The new subscription agreement is the culmination of discussions between AAP and Nine spanning several weeks. The mastheads will have access to the full suite of AAP’s text content, with a capped number of images from AAP Photos per month also included.

The deal gives Nine mastheads the opportunity to explore how AAP’s content might continue to support their subscription strategy into the future.

AAP CEO, Lisa Davies, welcomed Nine’s publications back to the newswire and said she looked forward to seeing AAP’s journalism in some of the nation’s most-read mastheads once more.’

Davies, now CEO at AAP, was editor of Nine masthead the Sydney Morning Herald, at the time of the previously stated closure.

“AAP is a vital part of the news media landscape, aiming to complement the work of regional and metropolitan newsrooms,” she said.
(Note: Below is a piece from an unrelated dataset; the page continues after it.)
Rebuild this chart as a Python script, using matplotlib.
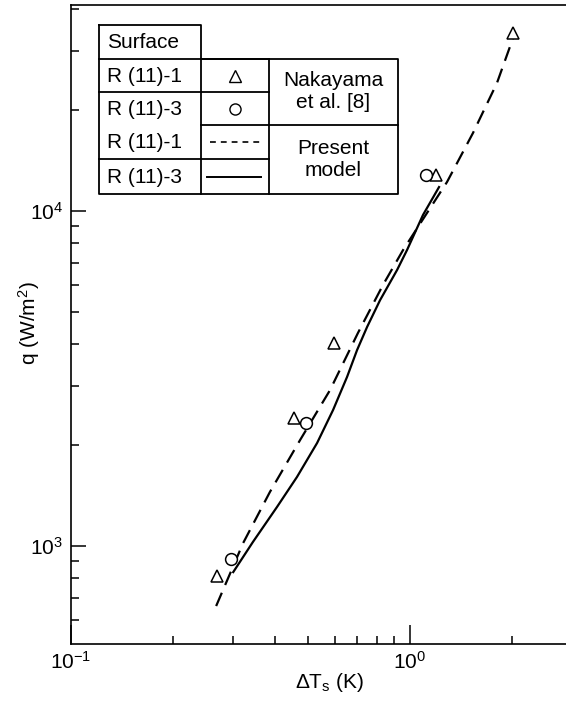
import matplotlib

matplotlib.use("Agg")
import matplotlib.pyplot as plt
from matplotlib.ticker import LogLocator, NullFormatter

plt.rcParams["font.family"] = ["Liberation Sans", "DejaVu Sans"]
plt.rcParams["mathtext.fontset"] = "custom"
plt.rcParams["mathtext.rm"] = "Liberation Sans"
plt.rcParams["mathtext.it"] = "Liberation Sans:italic"

# ── data ──
tri_dT = [0.270, 0.455, 0.597, 1.193, 2.01]
tri_q = [813, 2410, 4036, 12800, 34000]
circ_dT = [0.296, 0.493, 1.115]
circ_q = [915, 2330, 12800]

# present model, R(11)-1 (dashed)
dash_dT = [0.268, 0.322, 0.386, 0.474, 0.581, 0.702, 0.832, 0.954,
           1.286, 1.534, 1.805, 2.013]
dash_q = [662, 1021, 1449, 2072, 2922, 4323, 6012, 7648,
          12210, 17100, 24100, 32800]

# present model, R(11)-3 (solid)
solid_dT = [0.301, 0.344, 0.405, 0.464, 0.532, 0.593, 0.652, 0.698, 0.747, 0.816,
            0.916, 0.980, 1.092, 1.218]
solid_q = [836, 1028, 1307, 1607, 2030, 2547, 3196, 3846, 4505, 5420,
           6668, 7648, 9727, 11790]

FS = 15
W, H = 566, 704

fig = plt.figure(figsize=(W / 100, H / 100), dpi=100)
ax = fig.add_axes([71 / W, 1 - 644 / H, 1 - 71 / W, (644 - 5) / H])

ax.plot(dash_dT, dash_q, color="black", lw=1.6, dashes=(6.5, 3.8))
ax.plot(solid_dT, solid_q, color="black", lw=1.6)
ax.plot(tri_dT, tri_q, ls="none", marker="^", ms=9, mfc="white", mec="black", mew=1.1)
ax.plot(circ_dT, circ_q, ls="none", marker="o", ms=8.5, mfc="white", mec="black", mew=1.1)

ax.set_xscale("log")
ax.set_yscale("log")
ax.set_xlim(0.1, 2.885)
ax.set_ylim(510, 41200)

ax.xaxis.set_minor_locator(LogLocator(base=10, subs=range(2, 10)))
ax.yaxis.set_minor_locator(LogLocator(base=10, subs=range(2, 10)))
ax.xaxis.set_minor_formatter(NullFormatter())
ax.yaxis.set_minor_formatter(NullFormatter())

ax.tick_params(axis="both", which="both", direction="in", width=1.1, labelsize=FS)
ax.tick_params(axis="x", which="major", length=14, pad=5)
ax.tick_params(axis="x", which="minor", length=5.5)
ax.tick_params(axis="y", which="major", length=11, pad=6)
ax.tick_params(axis="y", which="minor", length=6)

for s in ["left", "bottom", "top"]:
    ax.spines[s].set_linewidth(1.2)
ax.spines["right"].set_visible(False)

fig.text(330 / W, 1 - 682 / H, "ΔT$_{\\mathregular{s}}$ (K)", fontsize=FS,
         ha="center", va="center")
fig.text(29 / W, 1 - 323 / H, "q (W/m$^{\\mathregular{2}}$)", fontsize=FS,
         ha="center", va="center", rotation=90)

# ── legend table, drawn on an overlay in pixel units ──
ov = fig.add_axes([0, 0, 1, 1], facecolor="none")
ov.set_xlim(0, W)
ov.set_ylim(H, 0)
ov.axis("off")

c0, c1, c2, c3 = 99, 201, 269, 398
r0, r1, r2, r3, r4, r5 = 25, 59, 92, 125, 159, 194
lk = dict(color="black", lw=1.3)
ov.plot([c0, c1, c1, c0, c0], [r0, r0, r5, r5, r0], **lk)
ov.plot([c1, c3, c3, c1], [r1, r1, r5, r5], **lk)
ov.plot([c2, c2], [r1, r5], **lk)
ov.plot([c1, c3], [r3, r3], **lk)
ov.plot([c0, c2], [r1, r1], **lk)
ov.plot([c0, c2], [r2, r2], **lk)
ov.plot([c0, c2], [r4, r4], **lk)

rows = ["Surface", "R (11)-1", "R (11)-3", "R (11)-1", "R (11)-3"]
edges = [r0, r1, r2, r3, r4, r5]
for i, lab in enumerate(rows):
    ov.text(c0 + 8, (edges[i] + edges[i + 1]) / 2 + 1, lab, fontsize=FS,
            ha="left", va="center")

mx = (c1 + c2) / 2
ov.plot([mx], [(r1 + r2) / 2], ls="none", marker="^", ms=8, mfc="white", mec="black", mew=1.0)
ov.plot([mx], [(r2 + r3) / 2], ls="none", marker="o", ms=8, mfc="white", mec="black", mew=1.0)
ov.plot([c1 + 9, c2 - 8], [(r3 + r4) / 2] * 2, color="black", lw=1.2, dashes=(3.5, 3))
ov.plot([c1 + 6, c2 - 8], [(r4 + r5) / 2] * 2, color="black", lw=1.4)

tx = (c2 + c3) / 2
ov.text(tx, (r1 + r3) / 2, "Nakayama\net al. [8]", fontsize=FS, ha="center",
        va="center", linespacing=1.2)
ov.text(tx, (r3 + r5) / 2, "Present\nmodel", fontsize=FS, ha="center",
        va="center", linespacing=1.2)

fig.savefig("out.png", dpi=100)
Chessell noted to staffers in a memo: “How AAP’s feed might be of use will vary topic-to-topic. For instance, Business might use AAP’s market wraps, freeing up staff reporters to dig deeper on corporate and consumer news. Sport might use AAP’s match reports so our journalists can do more long reads.

“In coming days the newsrooms will get a briefing from AAP’s editor, Andrew Drummond, on their current offering, and topic editors will be given account access.

“Wire stories will be tagged so we can track performance, but they will also be included in topic TED results for the Metro mastheads, so everyone should be strategic about their use. Topic editors will be accountable for the performance of the wire stories they publish,” he said. “At the end of six months we will make an assessment of our long-term plans dependent on the audience data.”